Je ne suis pas le mieux placé pour aborder ce sujet, puisque le GHT est un dispositif obligatoire pour les établissements publics. Le GHT, tel qu'adopté à l'article 116 de la loi de modernisation, suscite notre interrogation à deux égards : d'une part, il est centré sur le service public et sa gouvernance tend à prendre en compte les acteurs essentiellement publics. On ne peut par conséquent en faire l'outil du pilotage territorial puisque d'autres composantes importantes, comme la médecine de ville, le secteur privé non lucratif ou encore le secteur privé à statut commercial, n'y figurent pas, bien qu'ils pourraient y participer si les GHT ne se limitaient pas au seul secteur public comme la loi en a disposé. D'autre part, l'expérience montre que la pression sur l'utilisation des ressources fait que les soins aigus et immédiats absorbent les marges de manoeuvre des agences régionales de santé au détriment parfois des investissements de santé publique de plus longue échéance en psychiatrie et dans la santé mentale. Les acteurs ont ainsi observé que les financements consacrés à la psychiatrie et à la santé mentale ont été régulièrement écornés pour financer des soins somatiques et de court-séjour. La communauté des acteurs publics et privés s'est accordée sur une dimension plus ouverte au champ médico-social, à la parole des usagers et des entraides qui se font jour au sein des communautés psychiatriques de territoires qui ne sont pas antinomiques avec la logique de fédération publique des GHT, mais qui demeurent cependant plus ouvertes à la participation des différents acteurs. Je pense néanmoins que les acteurs de statut public sont les plus à même de parler des GHT.

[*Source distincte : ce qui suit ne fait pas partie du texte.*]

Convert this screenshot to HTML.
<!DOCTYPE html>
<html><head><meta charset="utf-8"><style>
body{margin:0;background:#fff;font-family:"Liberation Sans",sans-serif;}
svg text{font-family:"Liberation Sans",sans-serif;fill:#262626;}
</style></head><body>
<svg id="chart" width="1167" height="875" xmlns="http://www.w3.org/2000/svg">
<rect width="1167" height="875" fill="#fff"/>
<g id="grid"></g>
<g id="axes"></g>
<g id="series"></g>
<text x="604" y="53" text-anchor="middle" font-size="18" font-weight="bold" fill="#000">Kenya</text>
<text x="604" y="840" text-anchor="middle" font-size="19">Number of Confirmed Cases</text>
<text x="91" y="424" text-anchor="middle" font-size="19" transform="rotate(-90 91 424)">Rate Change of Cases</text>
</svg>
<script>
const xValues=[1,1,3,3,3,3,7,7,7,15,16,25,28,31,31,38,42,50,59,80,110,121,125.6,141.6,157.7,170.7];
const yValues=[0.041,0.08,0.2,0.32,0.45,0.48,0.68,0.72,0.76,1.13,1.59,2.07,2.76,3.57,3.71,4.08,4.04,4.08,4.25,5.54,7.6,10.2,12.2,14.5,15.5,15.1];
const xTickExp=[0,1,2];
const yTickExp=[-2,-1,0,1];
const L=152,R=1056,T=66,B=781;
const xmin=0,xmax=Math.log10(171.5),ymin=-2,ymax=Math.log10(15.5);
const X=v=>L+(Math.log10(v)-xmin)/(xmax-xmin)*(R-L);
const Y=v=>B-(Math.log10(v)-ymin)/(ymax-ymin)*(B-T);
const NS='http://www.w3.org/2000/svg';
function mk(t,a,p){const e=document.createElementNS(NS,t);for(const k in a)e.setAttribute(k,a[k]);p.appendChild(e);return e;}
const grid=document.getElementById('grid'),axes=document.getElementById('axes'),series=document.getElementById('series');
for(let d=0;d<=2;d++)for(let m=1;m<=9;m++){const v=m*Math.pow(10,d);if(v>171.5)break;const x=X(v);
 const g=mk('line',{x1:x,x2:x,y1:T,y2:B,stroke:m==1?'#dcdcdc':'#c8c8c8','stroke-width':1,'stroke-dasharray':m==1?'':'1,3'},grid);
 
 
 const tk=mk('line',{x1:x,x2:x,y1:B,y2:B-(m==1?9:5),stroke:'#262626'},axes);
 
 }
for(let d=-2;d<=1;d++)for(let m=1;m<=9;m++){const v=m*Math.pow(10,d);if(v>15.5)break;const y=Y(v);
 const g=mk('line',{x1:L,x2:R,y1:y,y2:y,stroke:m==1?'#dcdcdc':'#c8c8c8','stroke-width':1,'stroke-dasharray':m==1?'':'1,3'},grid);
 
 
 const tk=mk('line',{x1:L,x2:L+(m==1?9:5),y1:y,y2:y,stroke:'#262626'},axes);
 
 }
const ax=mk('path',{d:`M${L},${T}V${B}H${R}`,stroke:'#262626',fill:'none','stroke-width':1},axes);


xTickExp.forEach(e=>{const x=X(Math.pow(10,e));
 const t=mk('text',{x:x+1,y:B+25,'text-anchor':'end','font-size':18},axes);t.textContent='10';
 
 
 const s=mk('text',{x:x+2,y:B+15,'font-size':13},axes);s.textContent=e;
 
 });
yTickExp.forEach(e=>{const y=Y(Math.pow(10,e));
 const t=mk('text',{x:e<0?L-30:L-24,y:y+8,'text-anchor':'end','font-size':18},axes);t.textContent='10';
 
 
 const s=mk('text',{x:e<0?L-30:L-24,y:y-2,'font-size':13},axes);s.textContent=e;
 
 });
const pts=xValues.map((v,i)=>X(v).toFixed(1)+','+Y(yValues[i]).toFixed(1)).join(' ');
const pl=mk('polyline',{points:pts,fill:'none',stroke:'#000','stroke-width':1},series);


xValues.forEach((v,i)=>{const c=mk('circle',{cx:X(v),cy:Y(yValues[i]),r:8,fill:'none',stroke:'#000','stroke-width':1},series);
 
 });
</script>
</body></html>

Docteur Gilles Moullec. - La question des GHT spécialisés a pu se poser comme le Sénateur Amiel le sait. Il faut se garder d'une certaine forme de systématisme, puisque certains territoires peuvent accueillir un GHT, tandis que d'autres en sont dépourvus. Je prendrai l'exemple des Bouches du Rhône où sont implantés trois établissements spécialisés en psychiatrie. Leur regroupement semblait relever d'une démarche rationnelle. Cependant, créer un GHT spécialisé en psychiatrie ne saurait induire la fin des relations avec les établissements somatiques. Il faut des membres associés qui soient notamment des établissements MCO. Il faut garder une cohérence territoriale. Ainsi, dans les Bouches-du-Rhône, le refus de l'un des trois établissements de se regrouper a entraîné la création d'un établissement départemental polyvalent. Pour qu'un tel établissement soit opérationnel, il lui faut individualiser la filière psychiatrique santé mentale comme prioritaire ; ce qui est, du reste, généralement le cas. A l'intérieur de cette filière prioritaire, il conviendrait également d'individualiser la filière consacrée à la psychiatrie des mineurs. Il ne fait pas oublier, non plus, le rôle des conseils locaux de santé mentale qui restent un levier puissant pour fédérer les acteurs en raison du pouvoir de convocation du maire.
La question de l'adolescence est centrale pour les urgences. Comme l'a souligné M. David Causse, trop de lits destinés à l'accueil des adolescents ont été fermés. Ces lits doivent se trouver à proximité des urgences générales. Pour bien fonctionner en termes de lits d'urgence ou de crise, il faut que ces petites structures, avec une densité importante de personnels financés, puissent fonctionner avec des durées de séjour très courtes, de l'ordre d'une semaine, à la condition que le réseau périphérique fonctionne lui aussi très bien. Lors de l'admission de ces adolescents dans l'unité, il faut ainsi anticiper le mode de sortie. Un gros travail d'articulation doit être conduit avec les différents partenaires, afin d'éviter que les unités de crise ne fonctionnent comme des unités d'hospitalisation classique dont les adolescents ne parviennent pas à sortir. L'urgence n'est pas dissociable de la problématique du réseau.